Today, the LLVM output uses special handling when the Other field is 0.
This output makes sense for a command line utility that a human will
read, but JSON is a machine readable format, so being consistent is more
important. Prior to this change, any consumer of the JSON output would
need to handle the Other field specially, since the structure of the
JSON would no longer be consistent.

Changes to JSON output when Other flag == 0:

"Other": 0,   ->   "Other": {
                      "RawFlags": 0,
                       "Flags": []
                    },

There are no changes to when Other flag != 0:

"Other": {        ->   "Other": {
  "RawFlags": 1,          "RawFlags": 1,
  "Flags": [              "Flags": [
      ...                     ...
  ]                       ]
},                     },

This patch adds a overload for the JSONELFDumper's printSymbol() method,
that uses consistent output formatting, regardless of the value of the
Other field.

Depends on D137092

Diff Detail

Event Timeline

paulkirth created this revision.Oct 31 2022, 10:26 AM
Herald added a project: Restricted Project. · View Herald Transcript
paulkirth requested review of this revision.Oct 31 2022, 10:26 AM

FYI @jhenderson This whole stack is in need of tests, and I plan to address that. I think that if we find this stack preferable to D135419, then we can just abandon that approach.

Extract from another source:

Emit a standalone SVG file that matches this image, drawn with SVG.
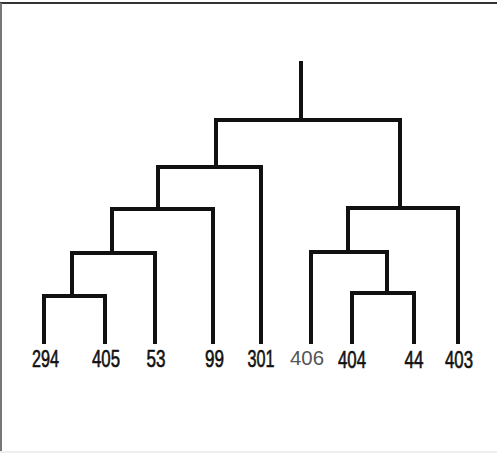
<svg xmlns="http://www.w3.org/2000/svg" width="497" height="453" viewBox="0 0 497 453">
<style>
.frame{stroke-width:2;fill:none}
.tree{fill:none;stroke:#111;stroke-width:4;stroke-linejoin:miter;stroke-linecap:square}
.lbl{font-family:"Liberation Sans",Arial,sans-serif;font-size:23px;fill:#111;stroke:#111;stroke-width:0.6;text-anchor:middle}
.lbl2{font-family:"Liberation Sans",Arial,sans-serif;font-size:21px;fill:#555;text-anchor:middle}
</style>
<rect width="497" height="453" fill="#fff"/>
<g id="frame">
<line class="frame" x1="0" y1="3" x2="497" y2="3" stroke="#333"/>
<line class="frame" x1="1" y1="3" x2="1" y2="453" stroke="#777"/>
<line class="frame" x1="0" y1="452" x2="497" y2="452" stroke="#eee"/>
</g>
<g id="connectors">
<path class="tree" d="M301,63 V120"/>
<path class="tree" d="M216,167 V120 H400 V207"/>
<path class="tree" d="M158,209 V167 H261 V342"/>
<path class="tree" d="M112,253 V209 H213 V342"/>
<path class="tree" d="M72,296 V253 H155 V342"/>
<path class="tree" d="M44,342 V296 H105 V342"/>
<path class="tree" d="M348,252 V208 H458 V342"/>
<path class="tree" d="M311,342 V252 H387 V293"/>
<path class="tree" d="M352,342 V293 H414 V342"/>
</g>
<g id="leaf-294"><text class="lbl" x="45.5" y="367" textLength="27" lengthAdjust="spacingAndGlyphs">294</text></g>
<g id="leaf-405"><text class="lbl" x="106" y="367" textLength="28" lengthAdjust="spacingAndGlyphs">405</text></g>
<g id="leaf-53"><text class="lbl" x="156" y="367" textLength="19" lengthAdjust="spacingAndGlyphs">53</text></g>
<g id="leaf-99"><text class="lbl" x="214.5" y="367" textLength="19" lengthAdjust="spacingAndGlyphs">99</text></g>
<g id="leaf-301"><text class="lbl" x="261" y="367" textLength="27" lengthAdjust="spacingAndGlyphs">301</text></g>
<g id="leaf-406"><text class="lbl2" x="307" y="365" textLength="34" lengthAdjust="spacingAndGlyphs">406</text></g>
<g id="leaf-404"><text class="lbl" x="352" y="368" textLength="28" lengthAdjust="spacingAndGlyphs">404</text></g>
<g id="leaf-44"><text class="lbl" x="414" y="368" textLength="19" lengthAdjust="spacingAndGlyphs">44</text></g>
<g id="leaf-403"><text class="lbl" x="459" y="368" textLength="28" lengthAdjust="spacingAndGlyphs">403</text></g>
</svg>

jhenderson requested changes to this revision.Nov 1 2022, 1:36 AM

Rather than duplicating, then refactoring, do the refactor first and then use it, so that the code is reasonably clean in every landed commit.

Also, please provide before and after examples, and test cases for the fix. Also, please fix the title to use "llvm-readobj" in the commit message/patch description, not simply "readobj".

FYI @jhenderson This whole stack is in need of tests, and I plan to address that. I think that if we find this stack preferable to D135419, then we can just abandon that approach.

Sorry, only just saw this comment. Either way, the before and after examples are needed for me to visualise the problems. One of the aims with the JSON output being built on top of the LLVM output was that they should have largely been the same structurally, just with some formatting details changing.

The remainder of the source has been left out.